(Entries with chart source code)
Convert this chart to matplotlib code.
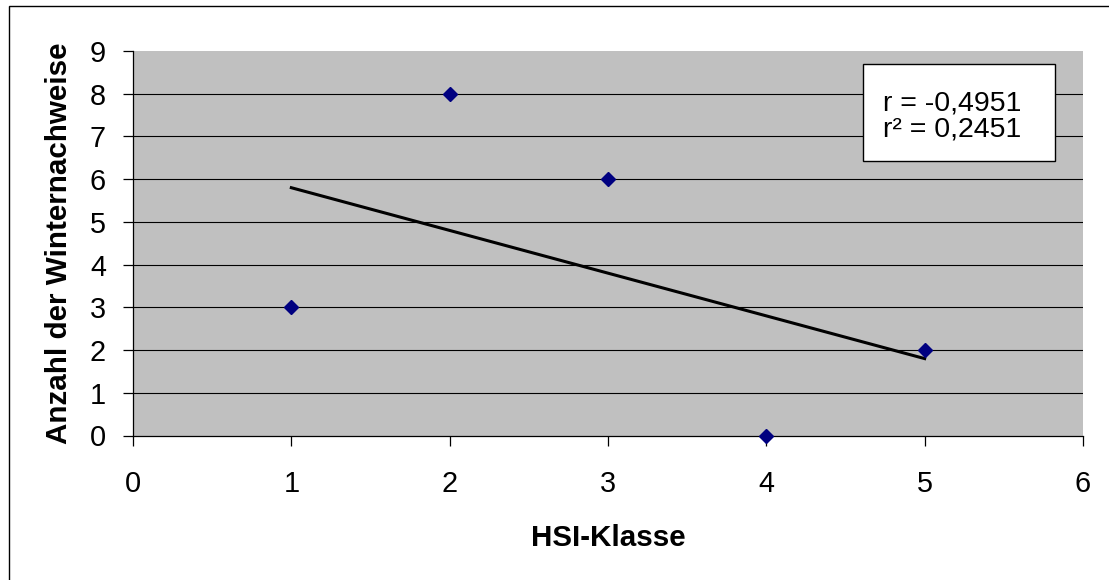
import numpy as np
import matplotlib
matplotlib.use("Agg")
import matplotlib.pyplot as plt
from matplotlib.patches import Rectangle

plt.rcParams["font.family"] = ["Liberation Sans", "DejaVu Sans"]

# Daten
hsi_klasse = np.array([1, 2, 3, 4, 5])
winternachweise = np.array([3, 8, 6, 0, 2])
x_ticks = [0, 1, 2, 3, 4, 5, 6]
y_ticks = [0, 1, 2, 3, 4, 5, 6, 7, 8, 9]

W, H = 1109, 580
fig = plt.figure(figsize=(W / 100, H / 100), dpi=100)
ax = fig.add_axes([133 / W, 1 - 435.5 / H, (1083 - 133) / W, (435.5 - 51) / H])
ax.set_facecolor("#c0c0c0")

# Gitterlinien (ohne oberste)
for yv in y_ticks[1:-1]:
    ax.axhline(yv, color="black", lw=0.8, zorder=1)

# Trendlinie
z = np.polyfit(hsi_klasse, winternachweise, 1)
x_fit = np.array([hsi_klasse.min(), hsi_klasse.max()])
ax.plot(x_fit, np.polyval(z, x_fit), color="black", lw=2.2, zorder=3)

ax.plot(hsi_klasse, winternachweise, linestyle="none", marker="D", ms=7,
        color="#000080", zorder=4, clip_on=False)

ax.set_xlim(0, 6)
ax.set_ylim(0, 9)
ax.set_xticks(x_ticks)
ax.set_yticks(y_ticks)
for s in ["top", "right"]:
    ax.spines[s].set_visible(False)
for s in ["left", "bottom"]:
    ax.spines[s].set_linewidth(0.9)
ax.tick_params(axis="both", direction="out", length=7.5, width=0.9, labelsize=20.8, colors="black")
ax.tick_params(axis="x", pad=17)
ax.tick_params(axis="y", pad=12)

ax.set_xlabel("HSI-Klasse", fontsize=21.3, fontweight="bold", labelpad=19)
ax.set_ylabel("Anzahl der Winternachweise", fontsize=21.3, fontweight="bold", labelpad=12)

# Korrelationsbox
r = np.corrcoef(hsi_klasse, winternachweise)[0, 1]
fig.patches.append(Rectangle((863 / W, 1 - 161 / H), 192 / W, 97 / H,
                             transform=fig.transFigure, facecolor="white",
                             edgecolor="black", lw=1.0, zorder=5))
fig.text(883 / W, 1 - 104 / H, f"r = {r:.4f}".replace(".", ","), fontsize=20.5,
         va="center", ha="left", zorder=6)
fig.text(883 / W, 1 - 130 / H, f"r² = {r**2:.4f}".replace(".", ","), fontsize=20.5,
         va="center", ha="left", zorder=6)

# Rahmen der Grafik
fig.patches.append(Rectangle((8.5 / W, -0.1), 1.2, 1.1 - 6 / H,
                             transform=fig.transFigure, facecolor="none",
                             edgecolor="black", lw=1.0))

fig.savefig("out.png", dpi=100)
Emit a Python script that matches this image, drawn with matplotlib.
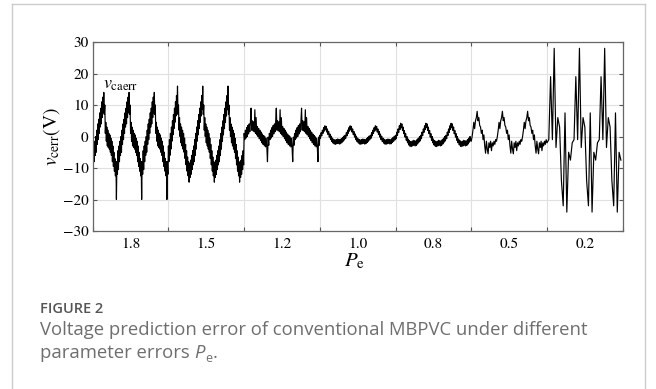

REQUEST> Each line of the material above either contains the word "matplotlib" or does not; state how many do, and nothing else.

WRITTEN ANSWER> 6